In looking, then, at this whole question of race relations we are looking at something which needs our finest thought. The sort of training which has produced racial antagonism in the United States has produced it throughout the world. Race hatred based upon ignorance and emotion has led and will lead to war, to strife, to injustice, to selfishness and to the destruction of all that is ignoble in human beings. We owe it to our children to include in their subjects of study books which do justice to the best that has been produced by all the peoples of the world. Interracial conferences and commissions are doing some notable but our whole system of education and modes of thought concerning the Negro in America must be changed if this difficult problem is to be solved. It seems to me that the children of the next generation should be better prepared to deal with this question than their fathers and mothers new are and we who are interested in seeing the finest qualities of character developed must make it our task to set up right educational opportunities.
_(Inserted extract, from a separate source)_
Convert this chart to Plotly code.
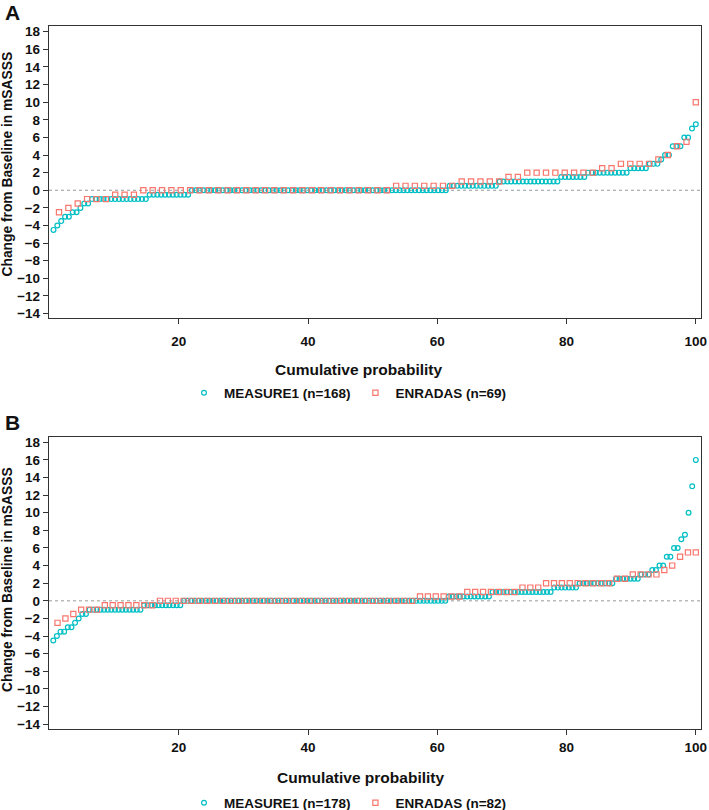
import plotly.graph_objects as go

# ---------------- data (sorted change values, run-length encoded) ----------------
# Panel A
a_measure_vals = [-4.5, -4, -3.5, -3, -2.5, -2, -1.5, -1, -0.5, 0, 0.5, 1, 1.5, 2, 2.5, 3, 3.5, 4, 5, 6, 7, 7.5]
a_measure_counts = [1, 1, 1, 2, 2, 1, 2, 15, 11, 67, 13, 16, 7, 11, 5, 3, 1, 2, 3, 2, 1, 1]
a_enradas_vals = [-2.5, -2, -1.5, -1, -0.5, 0, 0.5, 1, 1.5, 2, 2.5, 3, 3.5, 4, 5, 5.5, 10]
a_enradas_counts = [1, 1, 1, 3, 3, 27, 7, 5, 2, 8, 2, 4, 1, 1, 1, 1, 1]

# Panel B
b_measure_vals = [-4.5, -4, -3.5, -3, -2.5, -2, -1.5, -1, -0.5, 0, 0.5, 1, 1.5, 2, 2.5, 3, 3.5, 4, 5, 6, 7, 7.5, 10, 13, 16]
b_measure_counts = [1, 1, 2, 2, 1, 1, 2, 15, 11, 73, 12, 17, 7, 10, 7, 3, 2, 2, 2, 2, 1, 1, 1, 1, 1]
b_enradas_vals = [-2.5, -2, -1.5, -1, -0.5, 0, 0.5, 1, 1.5, 2, 2.5, 3, 3.5, 4, 5, 5.5]
b_enradas_counts = [1, 1, 1, 3, 7, 33, 6, 7, 3, 9, 2, 4, 1, 1, 1, 2]

x_tick_vals = [20, 40, 60, 80, 100]
y_tick_vals = [-14, -12, -10, -8, -6, -4, -2, 0, 2, 4, 6, 8, 10, 12, 14, 16, 18]

names_a = ["MEASURE1 (n=168)", "ENRADAS (n=69)"]
names_b = ["MEASURE1 (n=178)", "ENRADAS (n=82)"]

TEAL = "#00BFC4"
SALMON = "#F8766D"
FONT = "Liberation Sans, Arial, sans-serif"


def expand(vals, counts):
    out = []
    for v, c in zip(vals, counts):
        out.extend([v] * c)
    return out


def cum_prob(ys):
    n = len(ys)
    return [(i + 1) / n * 100 for i in range(n)]


fig = go.Figure()

series = [
    (a_measure_vals, a_measure_counts, names_a[0], TEAL, "circle-open", 4.8, "x", "y", "legend"),
    (a_enradas_vals, a_enradas_counts, names_a[1], SALMON, "square-open", 5.2, "x", "y", "legend"),
    (b_measure_vals, b_measure_counts, names_b[0], TEAL, "circle-open", 4.8, "x2", "y2", "legend2"),
    (b_enradas_vals, b_enradas_counts, names_b[1], SALMON, "square-open", 5.2, "x2", "y2", "legend2"),
]
for vals, counts, name, color, sym, size, xa, ya, lg in series:
    ys = expand(vals, counts)
    fig.add_trace(go.Scatter(
        x=cum_prob(ys), y=ys, mode="markers", name=name,
        marker=dict(symbol=sym, size=size, color=color, line=dict(width=1.2, color=color)),
        xaxis=xa, yaxis=ya, legend=lg,
    ))

# pixel-based layout helpers
W, H = 709, 810
ML, MR, MT, MB = 49, 8, 26, 81
PW, PH = W - ML - MR, H - MT - MB


def fx(px):
    return (px - ML) / PW


def fy(py):
    return (H - MB - py) / PH


axis_common = dict(
    showline=True, linecolor="#333333", linewidth=1.4, mirror=True,
    ticks="outside", ticklen=5, tickwidth=1, tickcolor="#333333",
    showgrid=False, zeroline=False,
    tickfont=dict(family=FONT, size=13.5, color="#111111", weight="bold"),
)

fig.update_layout(
    width=W, height=H,
    margin=dict(l=ML, r=MR, t=MT, b=MB, autoexpand=False),
    paper_bgcolor="white", plot_bgcolor="white",
    font=dict(family=FONT, color="#111111"),
    xaxis=dict(domain=[0, 1], anchor="y", range=[-0.1, 100.8], tickvals=x_tick_vals,
               ticklabelstandoff=6, **axis_common),
    yaxis=dict(domain=[fy(318), 1], anchor="x", range=[-14.5, 18.65], tickvals=y_tick_vals,
               **axis_common),
    xaxis2=dict(domain=[0, 1], anchor="y2", range=[-0.1, 100.8], tickvals=x_tick_vals,
                ticklabelstandoff=1, **axis_common),
    yaxis2=dict(domain=[0, fy(437)], anchor="x2", range=[-14.55, 18.6], tickvals=y_tick_vals,
                **axis_common),
    legend=dict(orientation="h", x=fx(184), xanchor="left", y=fy(393), yanchor="middle",
                font=dict(family=FONT, size=13.5, weight="bold"), bgcolor="rgba(0,0,0,0)"),
    legend2=dict(orientation="h", x=fx(184), xanchor="left", y=fy(803), yanchor="middle",
                 font=dict(family=FONT, size=13.5, weight="bold"), bgcolor="rgba(0,0,0,0)"),
)

# dotted zero reference lines
for xr, yr in [("x domain", "y"), ("x2 domain", "y2")]:
    fig.add_shape(type="line", xref=xr, yref=yr, x0=0, x1=1, y0=0, y1=0,
                  line=dict(color="#999999", width=1, dash="dot"), layer="below")

annots = [
    dict(text="A", x=fx(12), y=fy(13), size=21, angle=0),
    dict(text="B", x=fx(12), y=fy(422), size=21, angle=0),
    dict(text="Change from Baseline in mSASSS", x=fx(7), y=fy(164.5), size=13.8, angle=-90),
    dict(text="Change from Baseline in mSASSS", x=fx(7), y=fy(580), size=13.8, angle=-90),
    dict(text="Cumulative probability", x=fx(358), y=fy(369), size=15.5, angle=0),
    dict(text="Cumulative probability", x=fx(360), y=fy(777), size=15.5, angle=0),
]
for a in annots:
    fig.add_annotation(text=a["text"], x=a["x"], y=a["y"], xref="paper", yref="paper",
                       showarrow=False, xanchor="center", yanchor="middle", textangle=a["angle"],
                       font=dict(family=FONT, size=a["size"], color="#111111", weight="bold"))

fig.write_html(
    "out.html",
    config={"displayModeBar": False},
    post_script="document.body.style.margin='0';document.body.style.overflow='hidden';",
)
Bruno asker very wisely said:"Generation after Generation of children who are given the stones of fictitious stereotypes when they ask. for the bread of knowledge; children of all races and nationalities made potential cannon fodder of future wars because they are not permitted to develop in themselves those qualities of mind that make for a sense of fair play, for mutual appreciation, for mental flexibility in response to changing situations. It is to these children, burdened with the material costs of post wars and with the inheritance of limiting social attitudes that society owes its greatest unacknowledged debt."
In the interest of all the people of our land and country; in interest of saving our moral integrity; in the interest of the preservation and improvement of our social order we should deal with Race Relations in a scientific and dispassionate manner; the intellect must replace the emotions in dealing with this subject and this calls for the thought of our finest educators.
Source: Education and Race Relations, written by Lucy Diggs Slowe, 1885-1937, in Lucy Diggs Slowe Papers, of Moorland-Spingarn Research Center (Box 90-6, folder 133, Moorland-Spingarn Research Center, Howard University, Washington, D.C.) (District of Columbia) (1931)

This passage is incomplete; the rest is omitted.